Samedi 14 juillet 2007
Un feu d'artifice du 14 juillet (les anglais disent Bastille Day) que je n'aurais pas vu, ayant préféré passé la soirée avec deux amies - pique-nique dans un petit parc du quartier, peu connu et donc d'un calme olympien, suivi d'un verre au café LOLA - et ayant été quelque peu refroidi par le nombre incalculable des parisiens et banlieusards venus assister au spectacle. Privilège d'habiter à quelques encâblures de la Dame de Fer, je n'aurais pas eu à me coltiner la foule bigarrée et crieuse qui se pressait déjà depuis tôt dans la soirée pour rejoindre la pelouse du Champ-de-Mars. J'assistai de loin aux explosions des feux d'artifice au-dessus de la tour Eiffel, et me suis souvenu alors que je n'avais pas non plus assisté au feu d'artifice de l'an passé - pour cause de déplacement dans le Bugey. Ce sera pour l'année prochaine, inch'Allah. Le dernier feu d'artifice parisien auquel j'ai assisté eut lieu en 2005, et la photo qui illustre cette note en est un beau souvenir. Bref, après avoir pique-niqué de façon quasi royale - Bordeaux pas mauvais, salades en tous genres et succulent gâteau aux pépites de chocolat et noisettes, le tout acheté en quatrième vitesse peu avant l'heure du rendez-vous - je suis rentré à pied en racompagnant une amie jusqu'au pont de Bir-Hakeim, en fendant une foule incroyablement compacte ; qui n'a pas vu de ses yeux une telle marée humaine ne peut pas comprendre la stupéfaction qui ne manque pas de tomber sur le spectateur incrédule de cette situation inédite.

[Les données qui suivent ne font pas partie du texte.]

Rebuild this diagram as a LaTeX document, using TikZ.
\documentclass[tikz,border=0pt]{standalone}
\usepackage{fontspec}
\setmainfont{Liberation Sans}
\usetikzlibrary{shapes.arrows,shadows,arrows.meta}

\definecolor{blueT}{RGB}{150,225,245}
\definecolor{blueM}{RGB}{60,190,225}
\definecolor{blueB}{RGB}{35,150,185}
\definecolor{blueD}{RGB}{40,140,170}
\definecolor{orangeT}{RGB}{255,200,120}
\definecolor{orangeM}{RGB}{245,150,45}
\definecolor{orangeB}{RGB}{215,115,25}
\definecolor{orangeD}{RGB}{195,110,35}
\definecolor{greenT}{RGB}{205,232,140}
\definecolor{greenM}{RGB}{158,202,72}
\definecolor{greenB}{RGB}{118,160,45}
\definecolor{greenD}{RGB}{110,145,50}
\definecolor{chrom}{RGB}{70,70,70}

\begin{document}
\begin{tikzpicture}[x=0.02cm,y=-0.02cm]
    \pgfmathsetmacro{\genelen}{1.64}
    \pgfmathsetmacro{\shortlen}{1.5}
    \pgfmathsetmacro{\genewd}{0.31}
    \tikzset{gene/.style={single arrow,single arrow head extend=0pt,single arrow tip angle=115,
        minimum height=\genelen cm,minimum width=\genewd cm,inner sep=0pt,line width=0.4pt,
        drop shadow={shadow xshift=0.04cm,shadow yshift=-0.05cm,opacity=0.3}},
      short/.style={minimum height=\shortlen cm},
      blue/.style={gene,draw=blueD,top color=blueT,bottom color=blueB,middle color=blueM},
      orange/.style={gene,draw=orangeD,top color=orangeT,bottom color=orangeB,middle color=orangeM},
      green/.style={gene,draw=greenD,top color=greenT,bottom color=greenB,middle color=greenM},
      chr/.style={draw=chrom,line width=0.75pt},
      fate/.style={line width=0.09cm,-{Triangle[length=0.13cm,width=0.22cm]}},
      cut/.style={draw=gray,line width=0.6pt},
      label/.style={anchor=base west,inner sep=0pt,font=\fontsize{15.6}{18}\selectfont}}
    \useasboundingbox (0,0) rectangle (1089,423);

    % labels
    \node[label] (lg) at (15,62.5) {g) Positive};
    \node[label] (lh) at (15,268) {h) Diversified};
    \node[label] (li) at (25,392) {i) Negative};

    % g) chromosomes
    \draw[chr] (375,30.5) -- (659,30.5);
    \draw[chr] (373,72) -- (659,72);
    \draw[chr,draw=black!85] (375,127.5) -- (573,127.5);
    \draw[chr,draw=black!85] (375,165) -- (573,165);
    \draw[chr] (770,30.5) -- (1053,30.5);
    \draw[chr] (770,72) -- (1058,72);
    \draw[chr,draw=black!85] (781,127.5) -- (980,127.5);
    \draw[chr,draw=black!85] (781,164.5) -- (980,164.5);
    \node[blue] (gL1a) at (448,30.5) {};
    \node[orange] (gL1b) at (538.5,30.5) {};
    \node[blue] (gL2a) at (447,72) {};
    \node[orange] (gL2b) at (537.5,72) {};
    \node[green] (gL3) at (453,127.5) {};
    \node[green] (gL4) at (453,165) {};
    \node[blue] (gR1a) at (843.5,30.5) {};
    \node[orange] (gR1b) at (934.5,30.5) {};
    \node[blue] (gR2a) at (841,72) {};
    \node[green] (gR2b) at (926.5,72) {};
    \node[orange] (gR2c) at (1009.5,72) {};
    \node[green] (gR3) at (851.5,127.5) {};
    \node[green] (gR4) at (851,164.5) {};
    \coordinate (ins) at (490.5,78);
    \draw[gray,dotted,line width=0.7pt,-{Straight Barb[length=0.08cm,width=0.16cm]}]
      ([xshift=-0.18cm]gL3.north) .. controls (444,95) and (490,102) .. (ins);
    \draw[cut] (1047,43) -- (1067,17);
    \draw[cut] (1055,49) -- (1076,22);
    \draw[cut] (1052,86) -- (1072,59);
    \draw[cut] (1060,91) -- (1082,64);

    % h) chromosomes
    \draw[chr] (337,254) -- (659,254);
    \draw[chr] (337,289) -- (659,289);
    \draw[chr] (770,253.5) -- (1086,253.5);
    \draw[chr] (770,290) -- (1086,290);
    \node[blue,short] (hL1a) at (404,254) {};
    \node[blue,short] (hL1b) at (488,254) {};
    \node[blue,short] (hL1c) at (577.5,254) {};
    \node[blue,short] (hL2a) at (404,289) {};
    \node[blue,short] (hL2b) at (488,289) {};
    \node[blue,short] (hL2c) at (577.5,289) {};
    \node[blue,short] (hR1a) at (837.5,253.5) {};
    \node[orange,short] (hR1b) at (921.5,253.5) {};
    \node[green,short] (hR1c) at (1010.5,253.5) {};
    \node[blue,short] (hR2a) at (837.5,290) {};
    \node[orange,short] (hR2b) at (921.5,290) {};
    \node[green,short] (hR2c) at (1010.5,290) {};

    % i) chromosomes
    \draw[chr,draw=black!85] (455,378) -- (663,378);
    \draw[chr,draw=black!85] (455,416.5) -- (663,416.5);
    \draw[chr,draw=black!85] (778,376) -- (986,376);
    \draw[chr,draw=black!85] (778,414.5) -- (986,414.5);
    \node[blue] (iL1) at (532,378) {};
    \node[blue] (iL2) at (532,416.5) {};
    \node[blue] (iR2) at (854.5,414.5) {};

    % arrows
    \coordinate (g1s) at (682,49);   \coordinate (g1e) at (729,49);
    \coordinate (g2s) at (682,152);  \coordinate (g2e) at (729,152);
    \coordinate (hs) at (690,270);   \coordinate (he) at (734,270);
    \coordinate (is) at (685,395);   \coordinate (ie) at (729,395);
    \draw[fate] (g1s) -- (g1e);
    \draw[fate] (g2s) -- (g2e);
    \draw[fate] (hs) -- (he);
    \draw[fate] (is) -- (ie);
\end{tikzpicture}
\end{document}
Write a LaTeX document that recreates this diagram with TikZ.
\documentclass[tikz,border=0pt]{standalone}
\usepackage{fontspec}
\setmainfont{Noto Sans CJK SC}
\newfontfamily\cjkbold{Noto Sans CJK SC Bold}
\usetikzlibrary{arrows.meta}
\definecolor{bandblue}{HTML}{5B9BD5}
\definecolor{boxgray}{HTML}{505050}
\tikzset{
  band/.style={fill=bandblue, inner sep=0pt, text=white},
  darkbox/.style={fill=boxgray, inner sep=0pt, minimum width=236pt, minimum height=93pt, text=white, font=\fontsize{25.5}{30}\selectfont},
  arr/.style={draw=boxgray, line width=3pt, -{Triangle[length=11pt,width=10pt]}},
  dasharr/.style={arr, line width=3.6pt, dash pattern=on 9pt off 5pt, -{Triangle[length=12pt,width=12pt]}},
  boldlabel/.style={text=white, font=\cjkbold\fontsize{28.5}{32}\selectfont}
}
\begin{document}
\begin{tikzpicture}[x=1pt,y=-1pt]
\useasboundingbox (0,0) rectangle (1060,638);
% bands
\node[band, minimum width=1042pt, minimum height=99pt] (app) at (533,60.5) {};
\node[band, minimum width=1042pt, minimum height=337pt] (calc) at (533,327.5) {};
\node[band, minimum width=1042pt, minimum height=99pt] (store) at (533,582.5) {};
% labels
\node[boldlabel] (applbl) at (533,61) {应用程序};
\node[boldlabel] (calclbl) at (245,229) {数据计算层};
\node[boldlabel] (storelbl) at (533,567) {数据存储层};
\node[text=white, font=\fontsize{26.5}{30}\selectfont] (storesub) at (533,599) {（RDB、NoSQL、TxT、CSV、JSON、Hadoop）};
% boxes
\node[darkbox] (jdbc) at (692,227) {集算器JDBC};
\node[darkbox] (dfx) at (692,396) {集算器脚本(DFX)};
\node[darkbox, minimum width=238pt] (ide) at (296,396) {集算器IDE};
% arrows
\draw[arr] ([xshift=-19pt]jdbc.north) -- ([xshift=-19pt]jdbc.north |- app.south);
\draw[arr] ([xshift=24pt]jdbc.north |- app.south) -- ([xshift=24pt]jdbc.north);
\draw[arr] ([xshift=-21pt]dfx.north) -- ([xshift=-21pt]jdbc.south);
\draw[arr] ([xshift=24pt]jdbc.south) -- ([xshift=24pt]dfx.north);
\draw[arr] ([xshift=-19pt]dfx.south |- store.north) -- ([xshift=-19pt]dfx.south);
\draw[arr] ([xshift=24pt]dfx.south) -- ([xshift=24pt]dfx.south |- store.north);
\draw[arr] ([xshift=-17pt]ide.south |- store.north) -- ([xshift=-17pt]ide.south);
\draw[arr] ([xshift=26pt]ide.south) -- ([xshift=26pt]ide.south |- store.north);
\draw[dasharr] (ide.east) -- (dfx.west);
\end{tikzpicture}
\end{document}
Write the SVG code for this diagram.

J'ai pris conscience de manière aigüe de ce que cette foule véritablement impressionnante signifiait. Je me suis souvenu que l'on célèbrait l'anniversaire de la Révolution française, rien de moins, pardonnez du peu ! 1789, si loin, si proche... Prise de la Bastille, prison dont j'avais pu contempler, hébété, l'une des véritables pierres lors d'une visite au musée Carnavalet, il y a quelques temps... Mais la véritable prise de conscience fut liée à cette foule dense et presque anxiogène ; imagine-t-on ce qu'une masse de gens comme celle-là pourrait faire, pourrait provoquer, pourrait détruire ? Le symbole de la Révolution ne se situe pas, me suis-je dit, dans les pétards dérisoires ni dans les explosifs multicolores qui font la joie des parisiens... Non, le symbole de la Révolution, je l'avais sous les yeux : ces quelque 600.000 quidams qui rentraient chez eux après avoir passé un moment, peut-être d'émerveillement, peut-être de communion - dans le meilleur des cas. Ce devait être cela, la Révolution, des millions de gens dans la rue, dans l'attente du changement, le provoquant, même. Des millions de gens qui étaient eux-même le changement. Et qui remplissaient d'effroi les tenants du pouvoir en place bien à l'abri - le pensaient-ils - dans leurs tours d'ivoire, le regard inquiet et la peur au ventre. Gandhi n'a-t-il pas dit : Soyez vous-même le changement que vous désirez voir dans le monde ?
Car il y a quelque chose de l'ordre du viscéral, à contempler ainsi autant de monde dans si peu d'espace... Quelque chose qui court-circuite toute vélléité de réflexion, qui met à bas le mental. C'est le côté animal qui surgit comme ça, à l'improviste, lorsque l'on se retrouve au milieu d'autant de ses semblables. Certes, c'est le tout-venant qui s'empressait en ce soir de 14 juillet 2007 de rejoindre leur domicile, le portrait-robot est vite réalisé, vite intégré ; mais encore une fois, que serait à même de réaliser une telle masse ? une telle concentration humaine ? Et j'ai aussi saisi l'impérieuse nécessité qu'ont les puissants à se protéger de toutes les façons de cette foule-là. La nécessité de brider les élans impulsifs et révolutionnaires. Les médias. Toutes ces illusions dont on nourri la masse afin de l'empêcher de trop réfléchir. Je me rappelle du film de Noam CHOMSKY : Les Médias ou les Illusions Nécessaires, que j'avais vu à l'époque où j'étais étudiant linguiste à Paris III. La société de consommation. La désinformation. Tout ceci, que je réprouve, je le comprends. J'en comprends même la finalité : comment une société pourrait-elle perdurer si tous les quatre matins elle laissait se soulever les individus qui la composent ? Et surtout, comment ne pas trembler devant 600.000 personnes qui seraient toutes agitées de comportements violents ? Heureusement, assister à un feu d'artifice reste bon enfant... Fêter la victoire de l'équipe nationale de football peut mener à quelques débordements, mais se concrêtise aussi par un moral amélioré... et par l'achat de beaux écrans de télévision flambant neufs.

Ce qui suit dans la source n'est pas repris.